I had a six-hour layover at Union Station the other week and put in a few miles north, over to the lake and back. These caught my eye along the way.

How could I resist a genuine CTA access cover? This was by the approach to a bridge, North Orleans and West Kinzie Streets.

These were a block or two east on Hubbard Street. They show that the practice of sidewalk stamping is alive and well.

And brass inserts have a long pedigree in Chicago, if you look at the link in the Other Cities list on my home page. I forget exactly where this is. Oakland doesn’t have these.

City monuments

10 April 2025

These decorate our streets in various places, unannounced. I think these are from Oakland, Emeryville and Berkeley, respectively. They’re used by surveyors.

2015 – Groner

31 March 2025

1177 Steve Dain Drive, Emeryville

You will not find a more obscure street in this town, but “Groner” decorated the fresh concrete with these distinctive marks. It seems to have happened in 2015.

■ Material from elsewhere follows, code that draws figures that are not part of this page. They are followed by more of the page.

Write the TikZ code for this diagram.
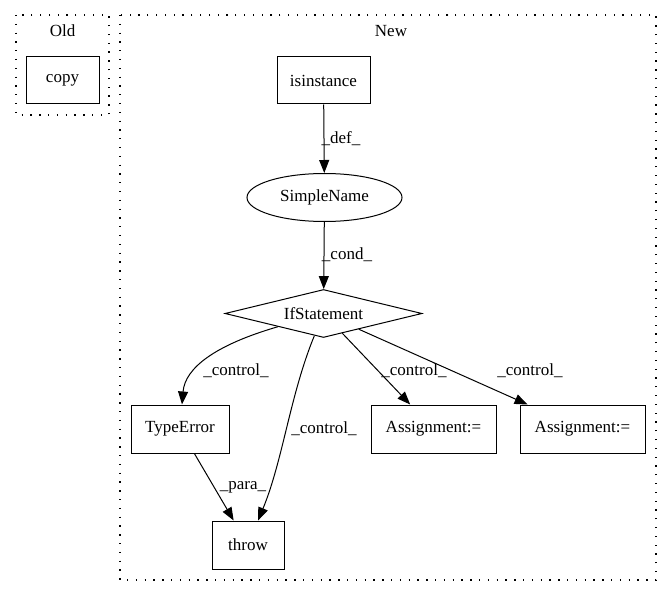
\documentclass[tikz,border=0pt]{standalone}
\usepackage{fontspec}
\setmainfont{Liberation Serif}
\usetikzlibrary{shapes.geometric,arrows.meta}
\begin{document}
\begin{tikzpicture}[x=1pt,y=-1pt,
  every node/.style={font=\fontsize{17}{19}\selectfont},
  box/.style={draw,line width=1pt,rectangle,inner sep=0pt},
  cluster/.style={draw,line width=1.3pt,dash pattern=on 1.3pt off 7.5pt},
  lbl/.style={inner sep=1pt},
  arr/.style={line width=1pt,-{Triangle[length=13pt,width=10pt]}}]
\useasboundingbox (0,0) rectangle (672,596);
% clusters
\draw[cluster] (16,15) rectangle (109,115);
\node (oldl) at (62.5,31) {Old};
\draw[cluster] (120,15) rectangle (656,580);
\node (newl) at (391,31) {New};
% nodes
\node[box,minimum width=73pt,minimum height=47pt] (copy) at (62.5,80.5) {copy};
\node[box,minimum width=93pt,minimum height=47pt] (isin) at (323.5,80.5) {isinstance};
\node[draw,ellipse,line width=1pt,minimum width=155pt,minimum height=48pt,inner sep=0pt] (sn) at (324.5,197.5) {SimpleName};
\node[draw,diamond,line width=1pt,minimum width=197pt,minimum height=48pt,inner sep=0pt,aspect=4] (if) at (323.5,313.5) {IfStatement};
\node[box,minimum width=98pt,minimum height=48pt] (te) at (180,429) {TypeError};
\node[box,minimum width=72pt,minimum height=48pt] (th) at (248,545) {throw};
\node[box,minimum width=125pt,minimum height=48pt] (a1) at (433.5,429) {Assignment:=};
\node[box,minimum width=125pt,minimum height=48pt] (a2) at (582.5,429) {Assignment:=};
% edges
\draw[arr] (isin) -- (sn);
\draw[arr] (sn) -- (if);
\draw[arr] (if) .. controls (215,345) and (185,368) .. (te);
\draw[arr] (if) .. controls (290,395) and (283,460) .. (th);
\draw[arr] (te) -- (th);
\draw[arr] (if) -- (a1);
\draw[arr] (if) -- (a2);
% labels
\node[lbl] (ldef) at (341,139) {\_def\_};
\node[lbl] (lcond) at (347,255) {\_cond\_};
\node[lbl] (lc1) at (236,371) {\_control\_};
\node[lbl] (lc2) at (324,429) {\_control\_};
\node[lbl] (lpara) at (243,487) {\_para\_};
\node[lbl] (lc3) at (414,371) {\_control\_};
\node[lbl] (lc4) at (530,371) {\_control\_};
\end{tikzpicture}
\end{document}
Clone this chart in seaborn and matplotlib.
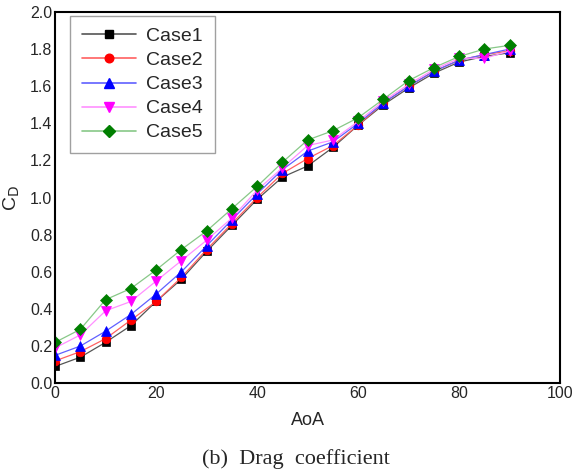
import matplotlib
matplotlib.use("Agg")
import matplotlib.pyplot as plt
from matplotlib.lines import Line2D
import seaborn as sns
import pandas as pd

aoa = [0, 5, 10, 15, 20, 25, 30, 35, 40, 45, 50, 55, 60, 65, 70, 75, 80, 85, 90]
case1 = [0.09, 0.14, 0.22, 0.31, 0.44, 0.56, 0.71, 0.85, 0.99, 1.11, 1.17, 1.27, 1.39, 1.50, 1.59, 1.67, 1.73, 1.76, 1.78]
case2 = [0.12, 0.17, 0.24, 0.34, 0.44, 0.57, 0.72, 0.86, 1.00, 1.13, 1.21, 1.28, 1.39, 1.51, 1.60, 1.68, 1.74, 1.77, 1.79]
case3 = [0.15, 0.20, 0.28, 0.37, 0.48, 0.60, 0.74, 0.88, 1.02, 1.15, 1.25, 1.30, 1.40, 1.51, 1.60, 1.68, 1.74, 1.77, 1.80]
case4 = [0.19, 0.26, 0.39, 0.44, 0.55, 0.66, 0.77, 0.89, 1.04, 1.16, 1.28, 1.31, 1.41, 1.52, 1.61, 1.69, 1.75, 1.75, 1.79]
case5 = [0.22, 0.29, 0.45, 0.51, 0.61, 0.72, 0.82, 0.94, 1.06, 1.19, 1.31, 1.36, 1.43, 1.53, 1.63, 1.70, 1.76, 1.80, 1.82]
names = ["Case1", "Case2", "Case3", "Case4", "Case5"]

series = [case1, case2, case3, case4, case5]
rows = []
for n, s in zip(names, series):
    for a, v in zip(aoa, s):
        rows.append({"AoA": a, "CD": v, "case": n})
df = pd.DataFrame(rows)

sns.set_style("white")
plt.rcParams["font.family"] = ["Liberation Sans", "DejaVu Sans"]

marker_colors = {"Case1": "#000000", "Case2": "#ff0000", "Case3": "#0000ff", "Case4": "#ff00ff", "Case5": "#007f00"}
line_colors = {"Case1": "#555555", "Case2": "#ff6060", "Case3": "#6060ff", "Case4": "#ff90ff", "Case5": "#88c888"}
markers = {"Case1": "s", "Case2": "o", "Case3": "^", "Case4": "v", "Case5": "D"}
msize = {"Case1": 5.2, "Case2": 6.2, "Case3": 6.5, "Case4": 6.5, "Case5": 6.2}

fig = plt.figure(figsize=(5.74, 4.76), dpi=100)
ax = fig.add_axes([0.096, 0.195, 0.88, 0.78])

for n in names:
    sub = df[df["case"] == n]
    sns.lineplot(data=sub, x="AoA", y="CD", ax=ax, color=line_colors[n], linewidth=0.9,
                 marker=markers[n], markersize=msize[n], markerfacecolor=marker_colors[n],
                 markeredgecolor=marker_colors[n], markeredgewidth=0.5, legend=False)

ax.set_xlim(0, 100)
ax.set_ylim(0, 2.0)
ax.set_xticks([0, 20, 40, 60, 80, 100])
ax.set_yticks([0.0, 0.2, 0.4, 0.6, 0.8, 1.0, 1.2, 1.4, 1.6, 1.8, 2.0])
ax.set_yticklabels([f"{v:.1f}" for v in ax.get_yticks()])
ax.tick_params(axis="both", labelsize=11.5, length=0, pad=2)
for sp in ax.spines.values():
    sp.set_color("black")
    sp.set_linewidth(1.5)
ax.set_xlabel("AoA", fontsize=13, labelpad=8)
ax.set_ylabel(r"C$_\mathrm{D}$", fontsize=14, labelpad=6)

handles = [Line2D([0], [0], color=line_colors[n], linewidth=1.2, marker=markers[n],
                  markersize=msize[n], markerfacecolor=marker_colors[n],
                  markeredgecolor=marker_colors[n]) for n in names]
leg = ax.legend(handles, names, loc="upper left", bbox_to_anchor=(0.03, 0.989), fontsize=14,
                frameon=True, fancybox=False, edgecolor="#888888", handlelength=2.8,
                labelspacing=0.33, borderpad=0.6, borderaxespad=0.0, handletextpad=0.5)
leg.get_frame().set_linewidth(1.0)

fig.text(0.516, 0.036, "(b)  Drag  coefficient", ha="center", va="center",
         fontsize=16, family=["Liberation Serif", "DejaVu Serif"])

fig.savefig("out.png", dpi=100)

Although I stopped including amateur marks when I was done surveying all of Oakland, this is worthy. Does anyone know who Groner was?

R2I

28 March 2025

1375 55th Street, Emeryville

I’ll call this “R-two-I” until I get a better idea who made it.

1912 – J. Catucci

25 March 2025

5530 Beaudry Street, Emeryville

I haven’t found a Catucci mark in this configuration before. It’s also the oldest one I’ve found.

By the way, this block of Beaudry Street is a trip, a nearly pristine piece of old Emeryville.

Sidewalk maker: Patrick Ryan

23 March 2025

Patrick Joseph Ryan (1868-1929) was born in Turles, Ireland. He emigrated in the late 1880s to Massachusetts, where he married Margaret T. Meade, a daughter of Irish immigrants. They lost three children in infancy but had better luck when they moved west to Oakland in the early 1900s decade, where they lived at 937 26th Street and had two healthy daughters. He became a naturalized citizen in 1918. The Ancient Order of Hibernians, division #2, sponsored a Mass for him when he died. He’s buried in Hayward.

The Oakland directories list him as a cement worker or contractor from 1904 to 1915. In the 1920 census he said he was a street cleaner for the city, and the 1925 directory listed him as a laborer.

His stamp was always a cockeyed thing with missing and misaligned letters. I have recorded dates of 1910, 1912, 1913 and 1914.